Глеб очень добрый человек и гостеприимный. Ему всегда хотелось, чтобы было много гостей, чтобы были хорошие вина, вкусные закуски и обязательно шампанское в хрустальных бокалах, и обязательно коньяк в коньячных рюмках и водка в графине, и чтобы были всегда салфетки, и не бумажные, а настоящие, полотняные.
— Вы знаете, он терпеть не может никаких заменителей и против всего универсального. Когда он слышит — универсальное, он смеется. Он говорит, что это всегда ни рыба ни мясо…
Но приходилось часто брать деньги взаймы. Зарплаты его не хватало, а жене не разрешал работать. Он удивительно добрый чудак! Ему больше всего в жизни хочется иметь много денег, чтобы давать людям взаймы и не напоминать им об этом. И еще ему хочется когда-нибудь купить маленький домишко под Москвой и разводить там цветы и шампиньоны. И не только шампиньоны. Из леса можно приносить белые грибы с грибницей и вкапывать где-нибудь под елочкой или березой. Это, конечно, очень приятно: грибы на участке.
— Теперь вы понимаете, как мы радовались этой квартире, — говорила Юлька с грустной усмешкой. — Но нам ужасно не повезло. Ужасно! Наверху поселились люди, которые чуть ли не каждую субботу пляшут над нами. А это, вы знаете, и для здорового человека пытка, когда над головой грохочет потолок и слышатся пьяные песни… Нам ужасно не повезло! Каждую неделю они топочут над нами, а ведь потолки — рукой достать: это особенно страшно, такое впечатление, что пляшут у тебя на голове, и главное, некуда спрятаться от этого, потому что везде этот дикий грохот: на кухне, в ванной, в прихожей…
Юлька посмотрела на меня виновато и сказала:
— Теперь понимаете, почему я просила вас не включать приемник? У Глеба теперь обостренный слух, он все время прислушивается и сам уже не замечает, что прислушивается. Он иногда мне говорит: «Слышишь, что-то постукивает?» А я всегда пугаюсь, когда он так спрашивает, потому что у него странные бывают глаза, испуганные, точно его собираются бить, точно он маленький, а его собираются больно бить…
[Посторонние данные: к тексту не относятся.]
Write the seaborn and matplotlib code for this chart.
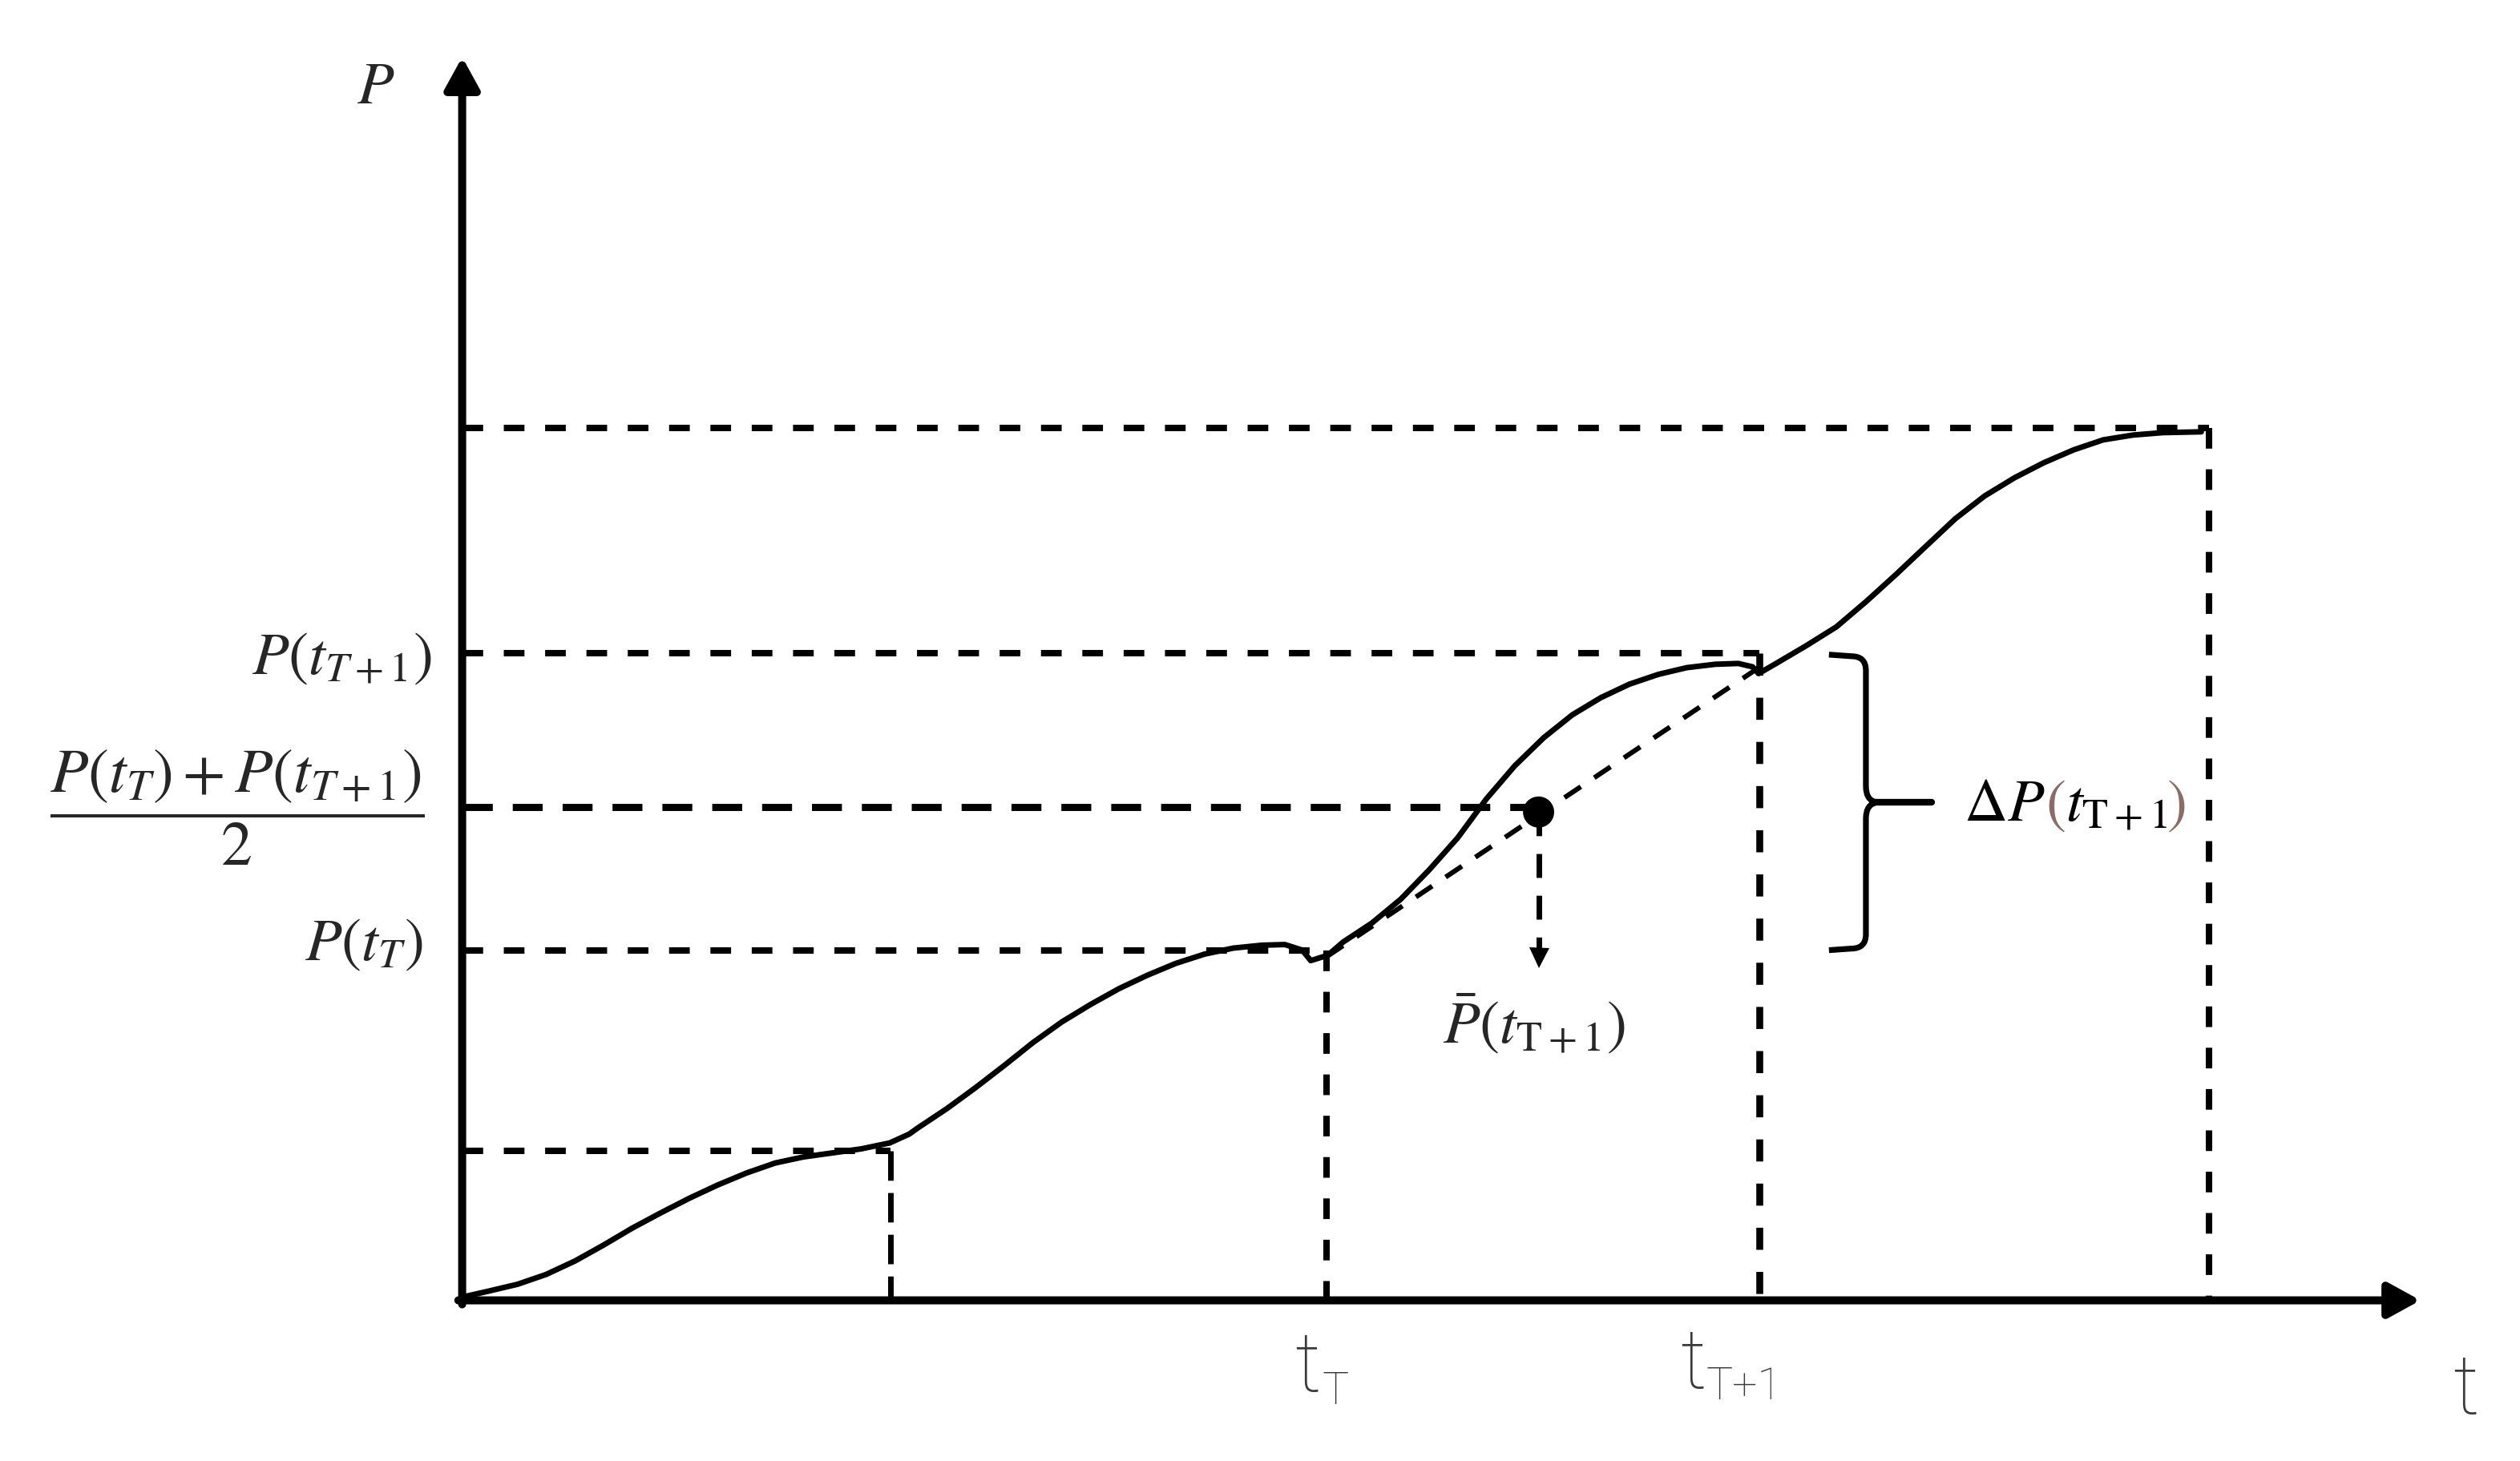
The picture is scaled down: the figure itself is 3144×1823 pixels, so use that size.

— Вам надо попробовать обменять квартиру, — сказал я. — Сменить на верхний этаж…
— Ну, конечно! — сказала Юлька. — Я ему тоже так говорю, а он говорит, что это нечестно по отношению к тем, кто въедет в нашу квартиру… И я не в силах ничего поделать. Это ужасно! Я пробовала говорить с людьми, а они возмутились и чуть не обругали меня: «Мы пляшем в своей квартире, а не в вашей! Что ж, нам нельзя веселиться?! Что ж, мы в монастырь, что ль, приехали!» Правда, они перестали плясать после одиннадцати, но ведь это не так уж существенно…
Когда мы подходили к дачным оградам, Юлька через силу как-то засмеялась, лицо ее болезненно сморщилось, очки засветились, и она сказала сквозь смех:
— А я ведь сама люблю и шум, и смех, и пляски… Только вот Глеба мне жалко. Очень он мучается, чудак! И главное, когда они начинают плясать, я куда-нибудь зову его, а он не идет, говорит, что надо привыкать, куда это, мол, годится — бегать из своей квартиры… Вы представляете — привыкать! Надо же…
С этой странной, доселе мне незнакомой улыбкой она подошла к своей террасе и на ходу, вяло подняв руку, пошевелила пальцами мне на прощанье. С террасы на нас смотрела ее мать, мне показалось, что старая женщина смотрела на меня с подозрением, и это оскорбило во мне все те чувства, которые я только что испытал, слушая Юльку.